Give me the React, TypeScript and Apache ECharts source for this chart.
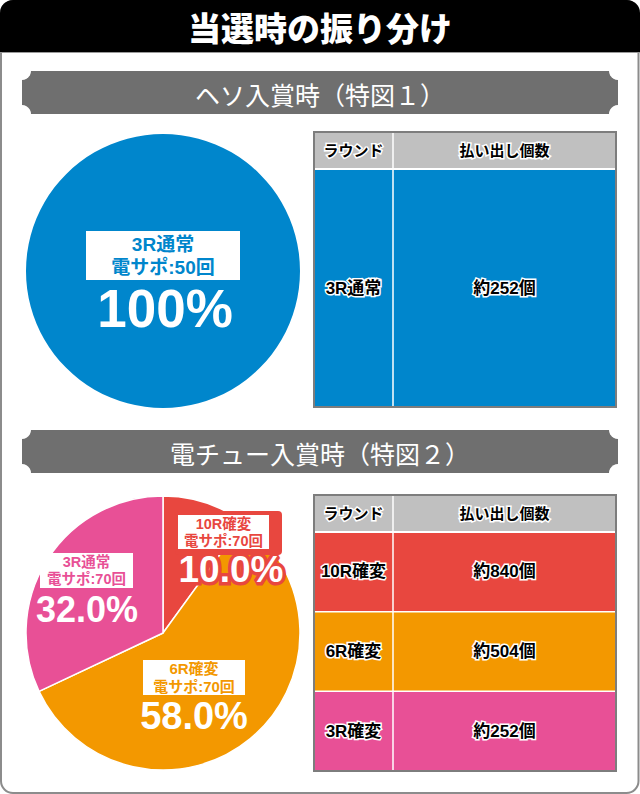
import React, { useEffect, useRef } from 'react';
import * as echarts from 'echarts';

// ---------- data ----------
const TITLE = '当選時の振り分け';
const SECTION_TITLES = ['ヘソ入賞時（特図１）', '電チュー入賞時（特図２）'];
const TABLE_HEADERS = ['ラウンド', '払い出し個数'];

const HESO_CATEGORIES = ['3R通常'];
const HESO_SHARES = [100];
const HESO_SAPO = [50];
const HESO_ROUNDS = ['3R通常'];
const HESO_PAYOUTS = [252];

const DENCHU_CATEGORIES = ['10R確変', '6R確変', '3R通常'];
const DENCHU_SHARES = [10, 58, 32];
const DENCHU_SAPO = [70, 70, 70];
const DENCHU_ROUNDS = ['10R確変', '6R確変', '3R確変'];
const DENCHU_PAYOUTS = [840, 504, 252];

// ---------- styles / layout ----------
const HESO_COLORS = ['#0086cc'];
const DENCHU_COLORS = ['#e8473f', '#f39800', '#e85096'];

const FONT = "'Liberation Sans', 'Noto Sans CJK JP', sans-serif";
const CJK = "'Noto Sans CJK JP', sans-serif";

const PIE_R = 137;
const PIE1_CENTER = [163, 271];
const PIE2_CENTER = [163, 633];

const HESO_LABEL = [{ box: [86, 231, 154, 49], fs: 19, lh: 23, pct: [165, 308], pfs: 53 }];
const DENCHU_LABEL = [
  { box: [178, 515, 91, 34], fs: 14.5, lh: 17, pct: [231, 569], pfs: 37, outline: [175, 511, 107, 44] },
  { box: [143, 660, 102, 35], fs: 15, lh: 17.5, pct: [194, 716], pfs: 38 },
  { box: [40, 553, 93, 35], fs: 14.5, lh: 17, pct: [87, 609], pfs: 36 },
];

const TABLE1 = { x: 314, y: 132, w: 302, headH: 37, rowH: 238, col: 79 };
const TABLE2 = { x: 314, y: 495, w: 302, headH: 37, rowH: 79.67, col: 79 };

const BANNERS = [
  { y: 71, h: 43 },
  { y: 430, h: 43 },
];

function fmtPct(v: number) {
  return v === 100 ? '100%' : v.toFixed(1) + '%';
}

function pieLabels(categories: string[], shares: number[], sapo: number[], colors: string[], layouts: any[]) {
  const els: any[] = [];
  categories.forEach((name, i) => {
    const L = layouts[i];
    if (L.outline) {
      els.push({
        type: 'rect', z: 10,
        shape: { x: L.outline[0], y: L.outline[1], width: L.outline[2], height: L.outline[3], r: 4 },
        style: { fill: colors[i] },
      });
    }
    els.push({
      type: 'rect', z: 11,
      shape: { x: L.box[0], y: L.box[1], width: L.box[2], height: L.box[3] },
      style: { fill: '#ffffff' },
    });
    els.push({
      type: 'text', z: 12,
      x: L.box[0] + L.box[2] / 2, y: L.box[1] + L.box[3] / 2,
      style: {
        text: `${name}\n電サポ:${sapo[i]}回`,
        align: 'center', verticalAlign: 'middle',
        fill: colors[i], fontSize: L.fs, fontWeight: 'bold', fontFamily: FONT, lineHeight: L.lh,
      },
    });
    els.push({
      type: 'text', z: 12,
      x: L.pct[0], y: L.pct[1],
      style: {
        text: fmtPct(shares[i]),
        align: 'center', verticalAlign: 'middle',
        fill: '#ffffff', fontSize: L.pfs, fontWeight: 'bold', fontFamily: FONT,
        stroke: L.outline ? colors[i] : 'none', lineWidth: L.outline ? 7 : 0,
      },
    });
  });
  return els;
}

function table(T: any, rounds: string[], payouts: number[], colors: string[]) {
  const els: any[] = [];
  const H = T.headH + T.rowH * rounds.length;
  const c1 = T.x + T.col / 2;
  const c2 = T.x + T.col + (T.w - T.col) / 2;
  els.push({ type: 'rect', z: 1, shape: { x: T.x, y: T.y, width: T.w, height: T.headH }, style: { fill: '#c0c0c0' } });
  const txt = (s: string, x: number, y: number, fs: number) => ({
    type: 'text', z: 4, x, y,
    style: {
      text: s, align: 'center', verticalAlign: 'middle', fill: '#000000',
      fontSize: fs, fontWeight: 'bold', fontFamily: FONT, stroke: '#ffffff', lineWidth: 3,
    },
  });
  els.push(txt(TABLE_HEADERS[0], c1, T.y + T.headH / 2, 15));
  els.push(txt(TABLE_HEADERS[1], c2, T.y + T.headH / 2, 15));
  rounds.forEach((r, i) => {
    const y = T.y + T.headH + i * T.rowH;
    els.push({ type: 'rect', z: 1, shape: { x: T.x, y, width: T.w, height: T.rowH }, style: { fill: colors[i] } });
    els.push(txt(r, c1, y + T.rowH / 2, 17));
    els.push(txt(`約${payouts[i]}個`, c2, y + T.rowH / 2, 17));
  });
  els.push({
    type: 'line', z: 2,
    shape: { x1: T.x + T.col, y1: T.y, x2: T.x + T.col, y2: T.y + H },
    style: { stroke: '#ffffff', lineWidth: 1.5 },
  });
  rounds.forEach((_, i) => {
    const y = T.y + T.headH + i * T.rowH;
    els.push({
      type: 'line', z: 2,
      shape: { x1: T.x, y1: y, x2: T.x + T.w, y2: y },
      style: { stroke: '#ffffff', lineWidth: i === 0 ? 2 : 1.5 },
    });
  });
  els.push({
    type: 'rect', z: 3,
    shape: { x: T.x, y: T.y, width: T.w, height: H },
    style: { fill: 'none', stroke: '#7d7d7d', lineWidth: 2 },
  });
  return els;
}

function banner(b: any, text: string) {
  const x0 = 22, x1 = 618, r = 9;
  const els: any[] = [
    { type: 'rect', z: 1, shape: { x: x0, y: b.y, width: x1 - x0, height: b.h }, style: { fill: '#6f6f6f' } },
  ];
  [[x0, b.y], [x1, b.y], [x0, b.y + b.h], [x1, b.y + b.h]].forEach(([cx, cy]) => {
    els.push({ type: 'circle', z: 2, shape: { cx, cy, r }, style: { fill: '#ffffff' } });
  });
  els.push({
    type: 'text', z: 3, x: 320, y: b.y + b.h / 2 + 1,
    style: { text, align: 'center', verticalAlign: 'middle', fill: '#ffffff', fontSize: 25, fontFamily: CJK, fontWeight: 'normal' },
  });
  return els;
}

export default function App() {
  const ref = useRef<HTMLDivElement>(null);
  useEffect(() => {
    if (!ref.current) return;
    const chart = echarts.init(ref.current, undefined, { renderer: 'svg' });
    const graphic: any[] = [
      {
        type: 'rect', z: 0,
        shape: { x: 1, y: 1, width: 637.5, height: 792, r: 12 },
        style: { fill: '#ffffff', stroke: '#8c8c8c', lineWidth: 2 },
      },
      {
        type: 'rect', z: 1,
        shape: { x: 0, y: 0, width: 640, height: 52, r: [13, 13, 0, 0] },
        style: { fill: '#000000' },
      },
      {
        type: 'line', z: 1,
        shape: { x1: 0, y1: 52.5, x2: 640, y2: 52.5 },
        style: { stroke: '#9a9a9a', lineWidth: 1 },
      },
      {
        type: 'text', z: 2, x: 320, y: 27,
        style: { text: TITLE, align: 'center', verticalAlign: 'middle', fill: '#ffffff', fontSize: 33, fontWeight: 900, fontFamily: CJK },
      },
      ...banner(BANNERS[0], SECTION_TITLES[0]),
      ...banner(BANNERS[1], SECTION_TITLES[1]),
      ...table(TABLE1, HESO_ROUNDS, HESO_PAYOUTS, HESO_COLORS),
      ...table(TABLE2, DENCHU_ROUNDS, DENCHU_PAYOUTS, DENCHU_COLORS),
      ...pieLabels(HESO_CATEGORIES, HESO_SHARES, HESO_SAPO, HESO_COLORS, HESO_LABEL),
      ...pieLabels(DENCHU_CATEGORIES, DENCHU_SHARES, DENCHU_SAPO, DENCHU_COLORS, DENCHU_LABEL),
    ];
    chart.setOption({
      animation: false,
      graphic,
      series: [
        {
          type: 'pie', z: 5, silent: true,
          center: PIE1_CENTER, radius: PIE_R, startAngle: 90, clockwise: true,
          label: { show: false }, labelLine: { show: false },
          emphasis: { disabled: true },
          data: HESO_CATEGORIES.map((n, i) => ({ name: n, value: HESO_SHARES[i], itemStyle: { color: HESO_COLORS[i] } })),
        },
        {
          type: 'pie', z: 5, silent: true,
          center: PIE2_CENTER, radius: PIE_R, startAngle: 90, clockwise: true,
          label: { show: false }, labelLine: { show: false },
          emphasis: { disabled: true },
          itemStyle: { borderColor: '#ffffff', borderWidth: 1.5 },
          data: DENCHU_CATEGORIES.map((n, i) => ({ name: n, value: DENCHU_SHARES[i], itemStyle: { color: DENCHU_COLORS[i] } })),
        },
      ],
    });
    return () => chart.dispose();
  }, []);
  return <div ref={ref} style={{ position: 'absolute', left: 0, top: 0, width: 640, height: 794 }} />;
}
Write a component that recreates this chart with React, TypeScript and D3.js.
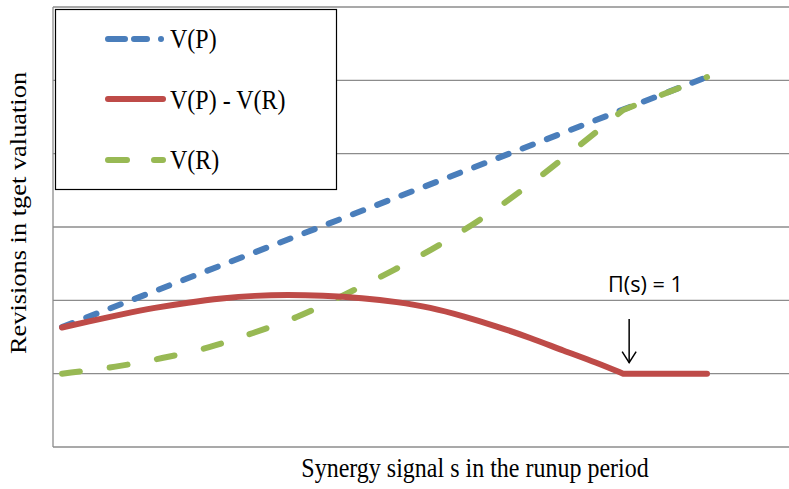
import React from "react";
import * as d3 from "d3";

// ---- data ----
const gridTicks = [0, 1, 2, 3, 4, 5, 6];

const vpS = [0, 1];
const vpY = [1.636, 5.045];

const diffS = [0, 0.04, 0.093, 0.144, 0.195, 0.248, 0.299, 0.35, 0.403, 0.467, 0.519, 0.571, 0.622, 0.674, 0.726, 0.777, 0.829, 0.87];
const diffY = [1.63, 1.71, 1.81, 1.9, 1.97, 2.03, 2.065, 2.075, 2.065, 2.03, 1.98, 1.905, 1.785, 1.645, 1.49, 1.315, 1.15, 1.0];
const diffFlatS = [0.87, 1.0];
const diffFlatY = [1.0, 1.0];

const vrS = [0, 0.085, 0.157, 0.229, 0.296, 0.364, 0.431, 0.513, 0.602, 0.695, 0.798, 0.87];
const vrY = [1.0, 1.091, 1.214, 1.35, 1.555, 1.759, 2.045, 2.4, 2.83, 3.368, 4.077, 4.596];
const vrTailS = [1.0];
const vrTailY = [5.045];

const legendLabels = ["V(P)", "V(P) - V(R)", "V(R)"];
const annotation = "Π(s) = 1";
const annotationS = 0.87;
const xTitle = "Synergy signal s in the runup period";
const yTitle = "Revisions in tget valuation";

const BLUE = "#4A7EBB";
const RED = "#BE4B48";
const GREEN = "#98B954";
const GRID = "#8C8C8C";

export default function App() {
  const W = 789;
  const H = 489;
  const plotLeft = 53;
  const plotRight = 789;
  const x = d3.scaleLinear().domain([0, 1]).range([62, 707]);
  const y = d3.scaleLinear().domain([0, 6]).range([447, 7]);

  const pts = (s: number[], v: number[]) => s.map((d, i) => [d, v[i]] as [number, number]);
  const smooth = d3
    .line<[number, number]>()
    .x((d) => x(d[0]))
    .y((d) => y(d[1]))
    .curve(d3.curveBasis);
  const straight = d3
    .line<[number, number]>()
    .x((d) => x(d[0]))
    .y((d) => y(d[1]));

  const vpPath = straight(pts(vpS, vpY)) || "";
  const diffPath =
    (smooth(pts(diffS, diffY)) || "") +
    pts(diffFlatS, diffFlatY)
      .map((p) => `L${x(p[0])},${y(p[1])}`)
      .join("");
  const vrPath =
    (smooth(pts(vrS, vrY)) || "") +
    pts(vrTailS, vrTailY)
      .map((p) => `L${x(p[0])},${y(p[1])}`)
      .join("");

  const serif = "'Liberation Serif', 'Times New Roman', serif";
  const sy = 1.1;

  const legendRows = [
    { label: legendLabels[0], color: BLUE, dash: "17,9,13,14,0.01,50", ly: 39, ty: 48 },
    { label: legendLabels[1], color: RED, dash: "none", ly: 99, ty: 109 },
    { label: legendLabels[2], color: GREEN, dash: "19,27,11,50", ly: 160, ty: 169 },
  ];

  const ax = x(annotationS) + 6;
  const kinkY = y(1);

  return (
    <svg width={W} height={H} style={{ position: "absolute", left: 0, top: 0, background: "#fff" }}>
      <rect x={0} y={0} width={W} height={H} fill="#fff" />
      {/* gridlines */}
      {gridTicks.map((t) => (
        <line key={t} x1={plotLeft} x2={plotRight} y1={y(t)} y2={y(t)} stroke={GRID} strokeWidth={1.3} />
      ))}
      {/* left axis */}
      <line x1={plotLeft} x2={plotLeft} y1={y(6)} y2={y(0)} stroke={GRID} strokeWidth={1.3} />

      {/* series */}
      <path d={vpPath} fill="none" stroke={BLUE} strokeWidth={6} strokeDasharray="11,15" strokeLinecap="round" />
      <path d={vrPath} fill="none" stroke={GREEN} strokeWidth={6} strokeDasharray="18,30" strokeLinecap="round" strokeLinejoin="round" />
      <path d={diffPath} fill="none" stroke={RED} strokeWidth={6} strokeLinecap="round" strokeLinejoin="round" />

      {/* annotation */}
      <text
        fontFamily="'Open Sans', 'Noto Sans', sans-serif"
        fontSize={20}
        fill="#000"
        textLength={75}
        lengthAdjust="spacingAndGlyphs"
        transform={`translate(608,292) scale(1,${sy})`}
      >
        {annotation}
      </text>
      <line x1={ax} x2={ax} y1={319} y2={kinkY - 11} stroke="#000" strokeWidth={1.5} />
      <path d={`M${ax - 7},${kinkY - 22} L${ax},${kinkY - 11} L${ax + 7},${kinkY - 22}`} fill="none" stroke="#000" strokeWidth={1.5} />

      {/* legend */}
      <rect x={55.5} y={9.5} width={281} height={180} fill="#fff" stroke="#000" strokeWidth={1.2} />
      {legendRows.map((r) => (
        <g key={r.label}>
          <line x1={108} x2={163} y1={r.ly} y2={r.ly} stroke={r.color} strokeWidth={6} strokeLinecap="round" strokeDasharray={r.dash} />
          <text fontFamily={serif} fontSize={24} fill="#000" transform={`translate(170,${r.ty}) scale(1,${sy})`}>
            {r.label}
          </text>
        </g>
      ))}

      {/* axis titles */}
      <text fontFamily={serif} fontSize={24} fill="#000" textAnchor="middle" transform={`translate(475,477) scale(1,${sy})`}>
        {xTitle}
      </text>
      <text fontFamily={serif} fontSize={24} fill="#000" textAnchor="middle" transform={`translate(26,213) rotate(-90) scale(${sy},1)`}>
        {yTitle}
      </text>
    </svg>
  );
}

→ Goal of the exercise
Only the lines from the one with "Write a component" through the one with "const vrTailY = [5.045];" belong in your copy; retype them exactly and drop any pictures.

→ Solution to the problem
Write a component that recreates this chart with React, TypeScript and D3.js.
import React from "react";
import * as d3 from "d3";

// ---- data ----
const gridTicks = [0, 1, 2, 3, 4, 5, 6];

const vpS = [0, 1];
const vpY = [1.636, 5.045];

const diffS = [0, 0.04, 0.093, 0.144, 0.195, 0.248, 0.299, 0.35, 0.403, 0.467, 0.519, 0.571, 0.622, 0.674, 0.726, 0.777, 0.829, 0.87];
const diffY = [1.63, 1.71, 1.81, 1.9, 1.97, 2.03, 2.065, 2.075, 2.065, 2.03, 1.98, 1.905, 1.785, 1.645, 1.49, 1.315, 1.15, 1.0];
const diffFlatS = [0.87, 1.0];
const diffFlatY = [1.0, 1.0];

const vrS = [0, 0.085, 0.157, 0.229, 0.296, 0.364, 0.431, 0.513, 0.602, 0.695, 0.798, 0.87];
const vrY = [1.0, 1.091, 1.214, 1.35, 1.555, 1.759, 2.045, 2.4, 2.83, 3.368, 4.077, 4.596];
const vrTailS = [1.0];
const vrTailY = [5.045];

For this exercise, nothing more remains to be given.